I find that looking at phrases like "desperate_lovelace" and "nasty_babbage" all day is a bit distracting and not very nice!
(I know that these names are useful, but I can always look them up if I need them using nextflow log)
Jonathan Gesell
@s181706_gitlab
Apr 04 20:16
I am attempting to run a script that at the end will launch one of several other scripts, however, once the launching script launches the other script, it will run thru the first part, then close out without error or abnormal output. So it is running the first step of the secondary script, then just exiting. Is there a known way to launch a Nextflow script from within a Nextflow script?
Rad Suchecki
@rsuchecki
Apr 04 22:53
@stevekm This makes perfect sense - even more so that images could have been built from docker images.
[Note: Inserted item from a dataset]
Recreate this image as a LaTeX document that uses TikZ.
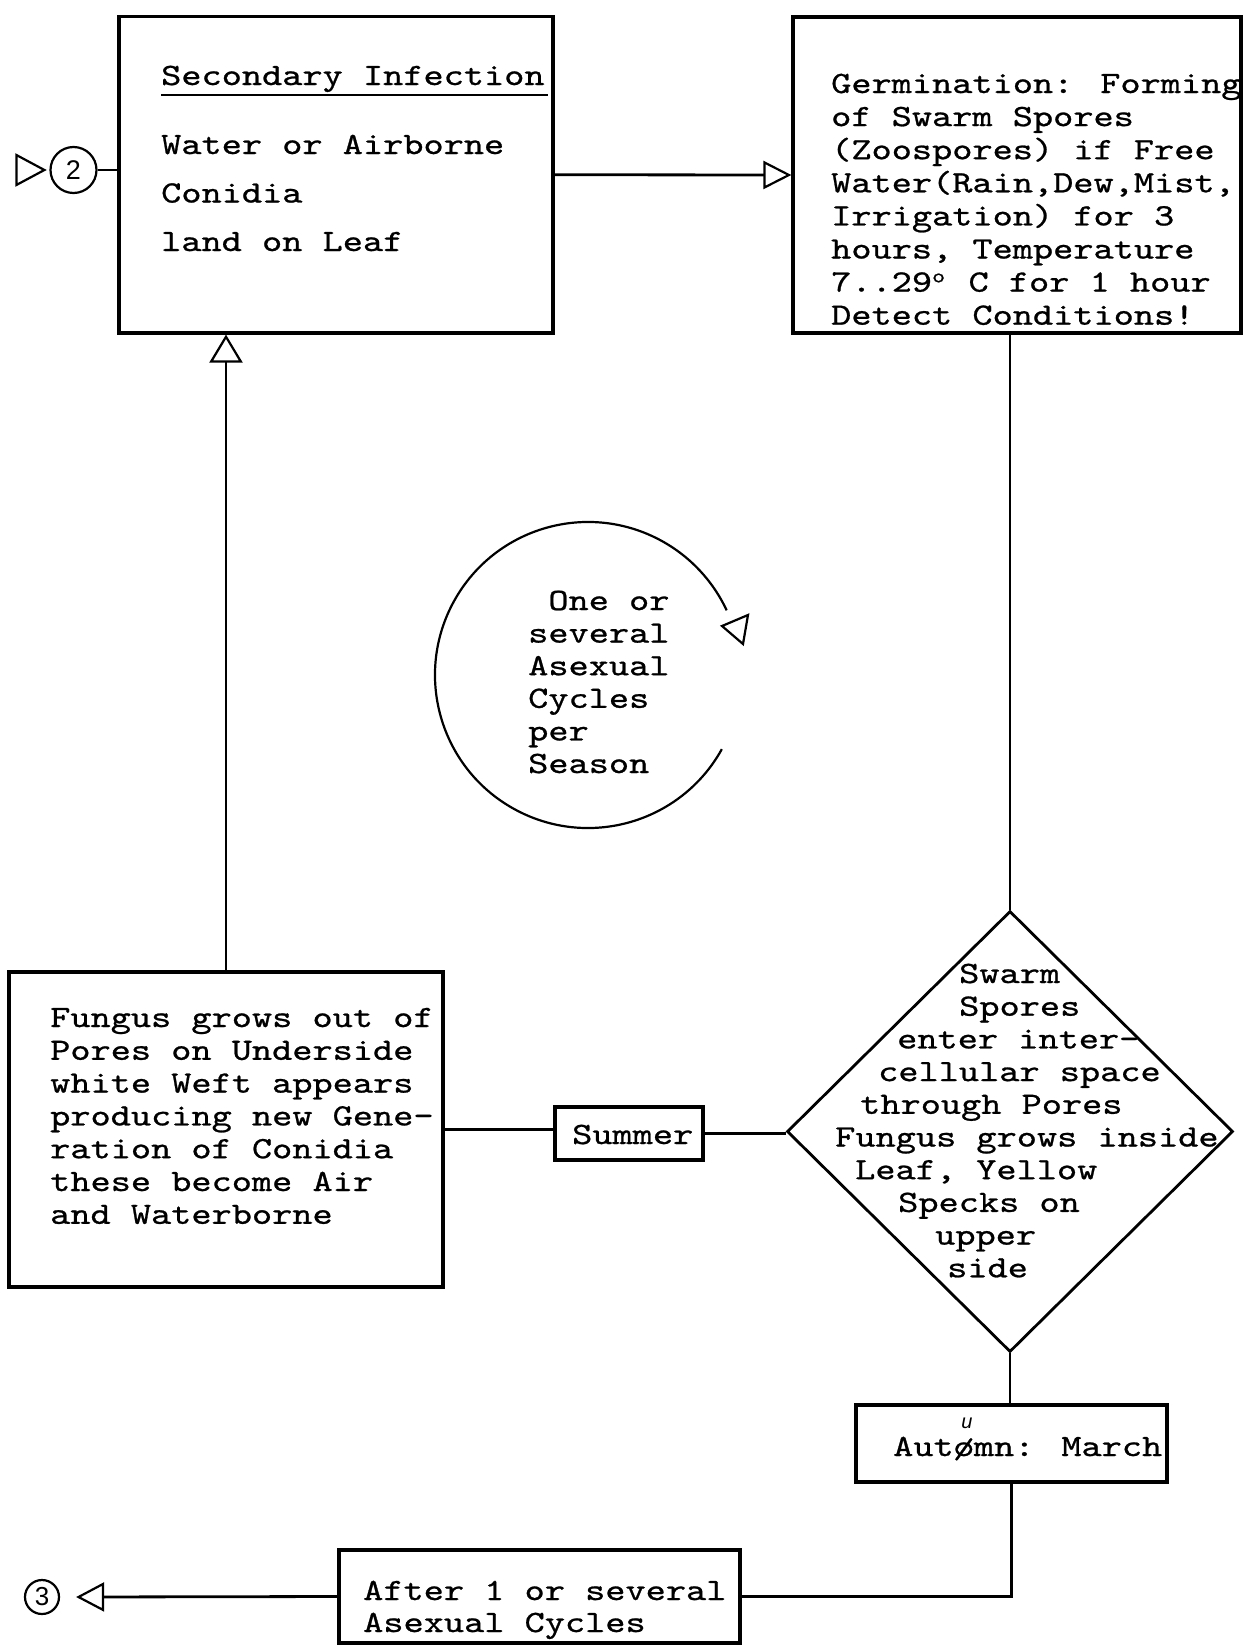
\documentclass[tikz,border=0pt]{standalone}
\usepackage{fontspec}
\usetikzlibrary{shapes.geometric,arrows.meta}
\newfontfamily\tw{lmmono10-regular}[Extension=.otf, FakeStretch=1.24, FakeBold=0.8]
\newfontfamily\hand{Liberation Sans}
\newcommand\txtlines[2]{\vtop{\baselineskip=#1\relax\lineskiplimit=-\maxdimen\lineskip=0pt\halign{##\hfil\cr#2\crcr}}}
\newcommand\supo{\raisebox{0.3em}{\makebox[0.525em][l]{\fontsize{20}{20}\selectfont o}}}
\tikzset{
  box/.style={draw, line width=3.2pt, rectangle, inner sep=0pt},
  conn/.style={line width=2.8pt},
  tri/.style={line width=2.2pt, line join=miter},
  txt/.style={inner sep=0pt, anchor=base west, font={\tw\fontsize{31}{33}\selectfont}},
  ring/.style={draw, circle, line width=2.2pt, inner sep=0pt},
  opentip/.style={-{Triangle[open, length=28pt, width=#1, line width=2.2pt]}},
}
\begin{document}
\begin{tikzpicture}[x=1pt, y=-1pt]
\useasboundingbox (0,0) rectangle (1243,1646);
\fill[white] (0,0) rectangle (1243,1646);

% boxes
\node[box, minimum width=434pt, minimum height=316.5pt] (b1) at (336,174.75) {};
\node[box, minimum width=448pt, minimum height=316pt] (b2) at (1017,175) {};
\node[box, minimum width=434pt, minimum height=315pt] (b3) at (226,1129.5) {};
\node[box, minimum width=148pt, minimum height=53pt] (sum) at (629,1133.5) {};
\node[draw, diamond, line width=2.8pt, inner sep=0pt, minimum width=446pt, minimum height=441pt] (dia) at (1010,1131.5) {};
\node[box, minimum width=311pt, minimum height=77pt] (aut) at (1011.5,1443.5) {};
\node[box, minimum width=401pt, minimum height=93pt] (aft) at (539.5,1596.5) {};

% off-page connectors
\node[ring, minimum size=46pt, font={\hand\fontsize{27}{27}\selectfont}] (c2) at (73.5,170) {2};
\node[ring, minimum size=34pt, font={\hand\fontsize{26}{26}\selectfont}] (c3) at (42,1597) {3};
\draw[tri] ([xshift=-5pt]c2.west) -- ++(-28,-15) -- ++(0,30) -- cycle;

% texts
\node[txt] (hdr) at (161,85) {Secondary Infection};
\draw[line width=2.2pt] ([yshift=-10pt]hdr.base west) -- ([yshift=-10pt, xshift=3pt]hdr.base east);
\node[txt] (t1) at (161,154) {\txtlines{48.5pt}{Water or Airborne\cr Conidia\cr land on Leaf}};
\node[txt] (t2) at (831,93) {\txtlines{33.1pt}{Germination: Forming\cr of Swarm Spores\cr (Zoospores) if Free\cr Water(Rain,Dew,Mist,\cr Irrigation) for 3\cr hours, Temperature\cr 7..29\supo\ C for 1 hour\cr Detect Conditions!}};
\node[txt] (t3) at (50,1027) {\txtlines{32.8pt}{Fungus grows out of\cr Pores on Underside\cr white Weft appears\cr producing new Gene-\cr ration of Conidia\cr these become Air\cr and Waterborne}};
\node[txt] (t4) at (835,983) {\txtlines{32.7pt}{\hspace*{124pt}Swarm\cr \hspace*{124pt}Spores\cr \hspace*{62pt}enter inter-\cr \hspace*{43pt}cellular space\cr \hspace*{25pt}through Pores\cr Fungus grows inside\cr \hspace*{20pt}Leaf, Yellow\cr \hspace*{63pt}Specks on\cr \hspace*{100pt}upper\cr \hspace*{112pt}side}};
\node[txt] (t5) at (572,1144) {Summer};
\node[txt] (t6) at (893,1456) {Autømn: March};
\node[inner sep=0pt, font={\hand\itshape\fontsize{20}{20}\selectfont}] (ucorr) at (967,1423) {u};
\node[txt] (t7) at (363,1600) {\txtlines{32pt}{After 1 or several\cr Asexual Cycles}};
\node[txt] (t8) at (528,610) {\txtlines{32.6pt}{\ One or\cr several\cr Asexual\cr Cycles\cr per\cr Season}};

% cycle symbol
\draw[line width=2.2pt] (588,675) ++(29:153) arc[start angle=29, end angle=335, radius=153];
\draw[tri] (722,626) -- (748,615) -- (743,644) -- cycle;

% connectors
\draw[conn] (c2.east) -- (c2.east -| b1.west);
\draw[conn, opentip=28pt] (b1.east) -- (b2.west);
\draw[conn, opentip=33pt] (b3.north) -- (b3.north |- b1.south);
\draw[conn] (dia.north |- b2.south) -- (dia.north);
\draw[conn] (b3.east) -- (b3.east -| sum.west);
\draw[conn] (sum.east) -- (sum.east -| dia.west);
\draw[conn] (dia.south) -- (dia.south |- aut.north);
\draw[conn] (aut.south) |- (aft.east);
\draw[conn, opentip=29pt] (aft.west) -- ([xshift=16pt]c3.east);
\end{tikzpicture}
\end{document}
Good point also about parallels with a module system, I might bring that to the attention of our sysadmins - even though a group/lab can do this on their own such approach might make it easier for for admins as well I think we already have some cases where a module just hides a singularity container
Rad Suchecki
@rsuchecki
Apr 04 23:00
@s181706_gitlab can't remember all the details, but generally not advised - if you have to run separate nextflow instances, make sure execution is from separate directories. Also look if the proposed #984 could be of use.